While we continue to learn about the behaviour of the new coronavirus and its newer variants, the Covid-19 pandemic is also teaching us much about human behaviour and the ways in which it is facilitating the rampant spread of this virus. The Delta variant is currently being transmitted across the US at a rate faster than was seen during the initial surge back in April 2020. This spike in cases is especially pronounced in some southern states, where Republican political leaders seem unfavourably disposed towards mask mandates and often also to compulsory vaccination, creating obstacles in the path towards victory over the rather devious coronavirus. Florida, Arkansas, Louisiana, Texas, Alabama, Mississippi are among the names that feature in lists of states that have once again become hotspots of infection, as manifested by rising case rates, as well as by hospitalisations and deaths that are almost entirely confined to the unvaccinated.
Vaccine hesitancy and anti-vaccination sentiments, amplified and propagated by popular social media platforms, feed into a libertarian ideology in which “I”, or individual freedom of choice, which enables vaccine refusal, comes before “We”, a desire to work towards the collective good by getting vaccinated. Making people accept the vaccine in the face of widely encouraged anti-vaccine sentiments is an uphill struggle, in which seemingly some appear willing to even sacrifice their own lives, as well as indirectly those of others, rather than submit to the alleged “tyranny” of vaccination. It seems that young adults, aged between 18 and 29 years, are a particularly difficult group to convince, leading to several reports of tragic deaths or serious, but non-fatal, illness, among younger people.
Coercive measures only further antagonise anti-vaxxer folks who reject the government’s role in overseeing the nation’s public health. Nonetheless, there appears to be a change of heart among elements of the Republican leadership. The governor of Alabama, Kay Ivey, has blamed the unvaccinated and reiterated her support for mass vaccination, prompting many vaccine hesitants within her state to come forward for their much-dreaded jabs, while the governor of Arkansas, Asa Hutchinson, has openly regretted a mask mandate ban he signed back in April this year. Attempts have also been made to tempt hesitants in other ways, by appealing to their baser instincts through offers of so-called “creative incentives”- in the form of such goodies as free doughnuts or pizzas, baseball tickets, lottery pay-outs, cash payments, and even prepaid debit cards. Medics in the worst affected states have also gone public, highlighting the stresses on healthcare systems stretched to the limits, in the hope that their viewers will see the light.

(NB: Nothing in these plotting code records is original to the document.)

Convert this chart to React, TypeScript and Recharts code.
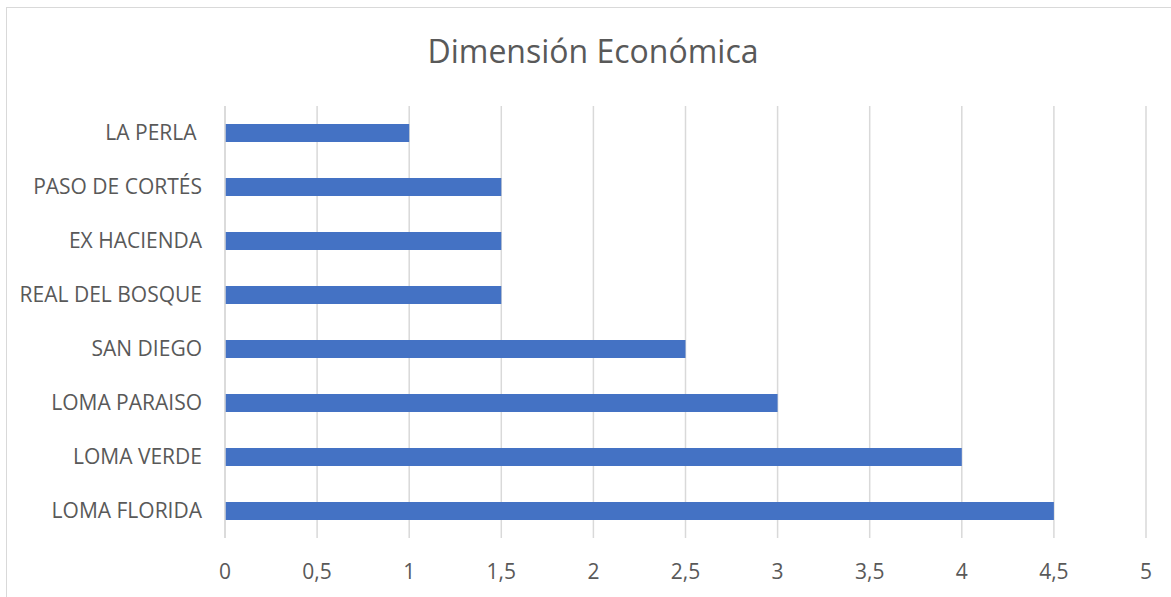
import React from 'react';
import { BarChart, Bar, XAxis, YAxis, CartesianGrid } from 'recharts';

const barrios = [
  'LA PERLA ',
  'PASO DE CORTÉS',
  'EX HACIENDA',
  'REAL DEL BOSQUE',
  'SAN DIEGO',
  'LOMA PARAISO',
  'LOMA VERDE',
  'LOMA FLORIDA',
];
const puntajes = [1, 1.5, 1.5, 1.5, 2.5, 3, 4, 4.5];
const xTicks = [0, 0.5, 1, 1.5, 2, 2.5, 3, 3.5, 4, 4.5, 5];

const data = barrios.map((nombre, i) => ({ nombre, valor: puntajes[i] }));

const FONT = '"Open Sans", sans-serif';
const TEXT = '#595959';
const GRID = '#d9d9d9';

const App: React.FC = () => {
  return (
    <div style={{ position: 'absolute', left: 0, top: 0, width: 1171, height: 597, background: '#fff', overflow: 'hidden' }}>
      {/* chart frame, cut off on the right and bottom */}
      <div style={{ position: 'absolute', left: 6, top: 7, width: 1200, height: 620, border: `1px solid ${GRID}` }} />
      <svg style={{ position: 'absolute', left: 0, top: 0 }} width={1171} height={597}>
        <text x={593} y={63} textAnchor="middle" fontFamily={FONT} fontSize={32} fill={TEXT}>
          Dimensión Económica
        </text>
      </svg>
      <div style={{ position: 'absolute', left: 0, top: 0 }}>
        <BarChart
          width={1171}
          height={597}
          data={data}
          layout="vertical"
          margin={{ top: 106, right: 25, bottom: 29, left: 10 }}
        >
          <CartesianGrid horizontal={false} stroke={GRID} strokeWidth={1.5} />
          <XAxis
            type="number"
            domain={[0, 5]}
            ticks={xTicks}
            interval={0}
            height={30}
            axisLine={false}
            tickLine={false}
            tickMargin={20}
            tick={{ fill: TEXT, fontSize: 21, fontFamily: FONT }}
            tickFormatter={(v: number) => String(v).replace('.', ',')}
          />
          <YAxis
            type="category"
            dataKey="nombre"
            width={215}
            axisLine={{ stroke: GRID, strokeWidth: 1.5 }}
            tickLine={false}
            tickMargin={17}
            interval={0}
            tick={{ fill: TEXT, fontSize: 21, fontFamily: FONT }}
            tickFormatter={(v: string) => v.replace(/ $/, '\u00A0')}
          />
          <Bar dataKey="valor" fill="#4472C4" barSize={18} isAnimationActive={false} />
        </BarChart>
      </div>
    </div>
  );
};

export default App;
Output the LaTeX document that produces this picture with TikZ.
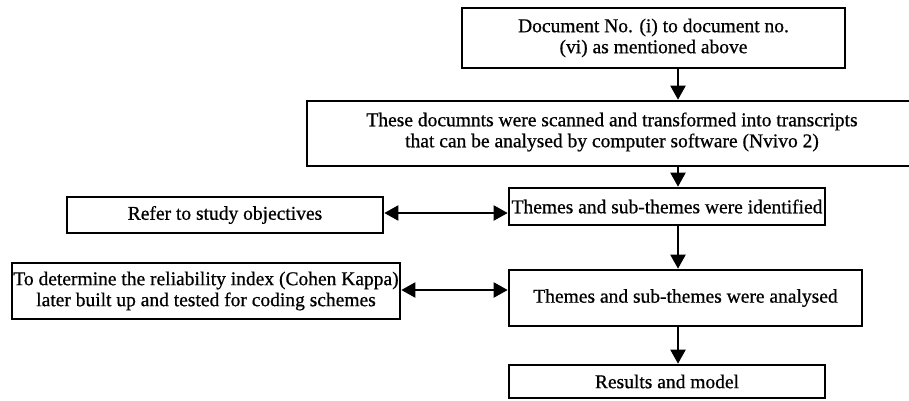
\documentclass[tikz,border=0pt]{standalone}
\usepackage{fontspec}
\setmainfont{Liberation Serif}[FakeBold=0.7]
\usetikzlibrary{arrows.meta}
\begin{document}
\begin{tikzpicture}[x=1pt,y=-1pt,
  box/.style={draw=black, line width=2.6pt, inner sep=0pt, align=center, font=\fontsize{19.5}{21}\selectfont},
  lbl/.style={inner sep=0pt, align=center, font=\fontsize{19.5}{21}\selectfont},
  arr/.style={line width=2pt, -{Triangle[length=14pt,width=15pt]}},
  dbl/.style={line width=2pt, {Triangle[length=14pt,width=15pt]}-{Triangle[length=14pt,width=15pt]}}]
\useasboundingbox (0,0) rectangle (909,400);
\fill[white] (0,0) rectangle (909,400);
\node[box, minimum width=383pt, minimum height=60pt] (b1) at (653.5,38) {Document No. (i) to document no.\\(vi) as mentioned above};
\node[box, minimum width=613pt, minimum height=65pt] (b2) at (613.5,133.5) {};
\node[lbl] (t2) at (612,132) {These documnts were scanned and transformed into transcripts\\that can be analysed by computer software (Nvivo 2)};
\node[box, minimum width=316pt, minimum height=37pt] (b3) at (667,206.5) {Themes and sub-themes were identified};
\node[box, minimum width=316pt, minimum height=36pt] (refer) at (225,215) {Refer to study objectives};
\node[box, minimum width=388pt, minimum height=56pt] (det) at (206,291) {To determine the reliability index (Cohen Kappa)\\later built up and tested for coding schemes};
\node[box, minimum width=353pt, minimum height=56pt] (b4) at (685.5,298) {Themes and sub-themes were analysed};
\node[box, minimum width=316pt, minimum height=33pt] (b5) at (667,381.5) {Results and model};
\coordinate (c1) at (678,0);
\draw[arr] (b1.south -| c1) -- (b2.north -| c1);
\draw[arr] (b2.south -| c1) -- (b3.north -| c1);
\draw[arr] (b3.south -| c1) -- (b4.north -| c1);
\draw[arr] (b4.south -| c1) -- (b5.north -| c1);
\coordinate (r1) at (0,213);
\coordinate (r2) at (0,290);
\draw[dbl] (refer.east |- r1) -- (b3.west |- r1);
\draw[dbl] (det.east |- r2) -- (b4.west |- r2);
\end{tikzpicture}
\end{document}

Things are further complicated by the fact that those who are fully vaccinated are not yet out of the woods. “Breakthrough” infections have indeed been reported in the fully vaccinated, who can still transmit the virus, while only developing milder symptoms. The CDC accordingly updated its recommendations on 27 July 2021. Fully vaccinated people are to wear a mask in public indoor settings in areas of “substantial or high transmission”. The CDC also recommended universal indoor masking for all teachers, staff, students, and visitors to schools, regardless of vaccination status.
The new recommendations have not been welcomed in all quarters. For example, in the state of Florida, Governor Ron DeSantis spoke out against school mask mandates, believing that it is up to parents to decide for themselves, presumably based on their own perceptions of the risks of unmasking. The US is a federation of states, each with a high degree of autonomy, making it difficult to impose federal recommendations, especially in the face of some uncertainty about the outcomes of proposed interventions, thereby conveying an impression of the “Disunited States” of America to many observers from afar. As with everything else in this pandemic, most of us will have to watch from the sidelines and hope that some good comes out of it all in the end.